>> Start SOURCE MATERIAL

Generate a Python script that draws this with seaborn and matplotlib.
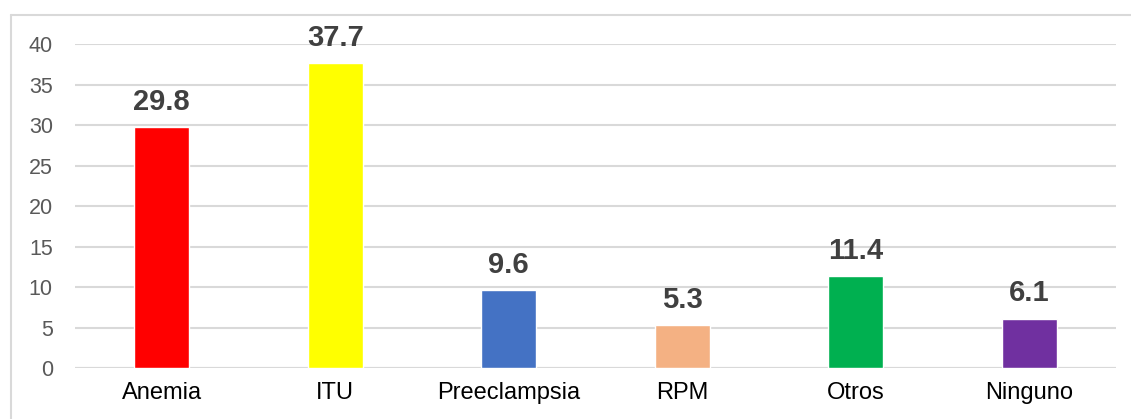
import matplotlib
matplotlib.use("Agg")
import matplotlib.pyplot as plt
from matplotlib.lines import Line2D
import seaborn as sns
import pandas as pd

categories = ["Anemia", "ITU", "Preeclampsia", "RPM", "Otros", "Ninguno"]
values = [29.8, 37.7, 9.6, 5.3, 11.4, 6.1]
bar_colors = ["#FF0000", "#FFFF00", "#4472C4", "#F4B183", "#00B050", "#7030A0"]
y_ticks = [0, 5, 10, 15, 20, 25, 30, 35, 40]

sns.set_style("white")
plt.rcParams["font.family"] = ["Liberation Sans", "DejaVu Sans"]

W, H = 1131, 419
fig = plt.figure(figsize=(W / 100, H / 100), dpi=100)
ax = fig.add_axes([75 / W, (H - 368) / H, (1116 - 75) / W, (368 - 44) / H])

df = pd.DataFrame({"categoria": categories, "valor": values})
sns.barplot(data=df, x="categoria", y="valor", hue="categoria",
            palette=bar_colors, legend=False, width=0.317,
            saturation=1, ax=ax, zorder=3)

ax.set_ylim(0, 40)
ax.set_xlim(-0.5, len(categories) - 0.5)
ax.set_yticks(y_ticks)
ax.yaxis.grid(True, color="#D9D9D9", linewidth=1.5, zorder=0)
ax.set_axisbelow(True)
for s in ax.spines.values():
    s.set_visible(False)
ax.axhline(0, color="#D9D9D9", linewidth=1.5, zorder=2)

ax.set_xlabel("")
ax.set_ylabel("")
ax.tick_params(axis="y", length=0, pad=16, labelsize=15.5, labelcolor="#595959")
ax.tick_params(axis="x", length=0, pad=10, labelsize=17, labelcolor="#000000")

for i, v in enumerate(values):
    ax.annotate(f"{v:.1f}", xy=(i, v), xytext=(0, 8), textcoords="offset points",
                ha="center", va="bottom", fontsize=21, fontweight="bold",
                color="#404040")

# chart frame
fig.add_artist(Line2D([11 / W, 1.0], [(H - 15) / H, (H - 15) / H],
                      transform=fig.transFigure, color="#D9D9D9", linewidth=1.5))
fig.add_artist(Line2D([11 / W, 11 / W], [0, (H - 15) / H],
                      transform=fig.transFigure, color="#D9D9D9", linewidth=1.5))

fig.savefig("out.png", dpi=100, facecolor="white")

>> End SOURCE MATERIAL

▶ TASK REQUIREMENTS: Restate exactly, please, only the lines between the start of the data and the line containing "saturation=1, ax=ax, zorder=3)", both ends included, skipping the pictures.

▶ PROBLEM SOLUTION:
Generate a Python script that draws this with seaborn and matplotlib.
import matplotlib
matplotlib.use("Agg")
import matplotlib.pyplot as plt
from matplotlib.lines import Line2D
import seaborn as sns
import pandas as pd

categories = ["Anemia", "ITU", "Preeclampsia", "RPM", "Otros", "Ninguno"]
values = [29.8, 37.7, 9.6, 5.3, 11.4, 6.1]
bar_colors = ["#FF0000", "#FFFF00", "#4472C4", "#F4B183", "#00B050", "#7030A0"]
y_ticks = [0, 5, 10, 15, 20, 25, 30, 35, 40]

sns.set_style("white")
plt.rcParams["font.family"] = ["Liberation Sans", "DejaVu Sans"]

W, H = 1131, 419
fig = plt.figure(figsize=(W / 100, H / 100), dpi=100)
ax = fig.add_axes([75 / W, (H - 368) / H, (1116 - 75) / W, (368 - 44) / H])

df = pd.DataFrame({"categoria": categories, "valor": values})
sns.barplot(data=df, x="categoria", y="valor", hue="categoria",
            palette=bar_colors, legend=False, width=0.317,
            saturation=1, ax=ax, zorder=3)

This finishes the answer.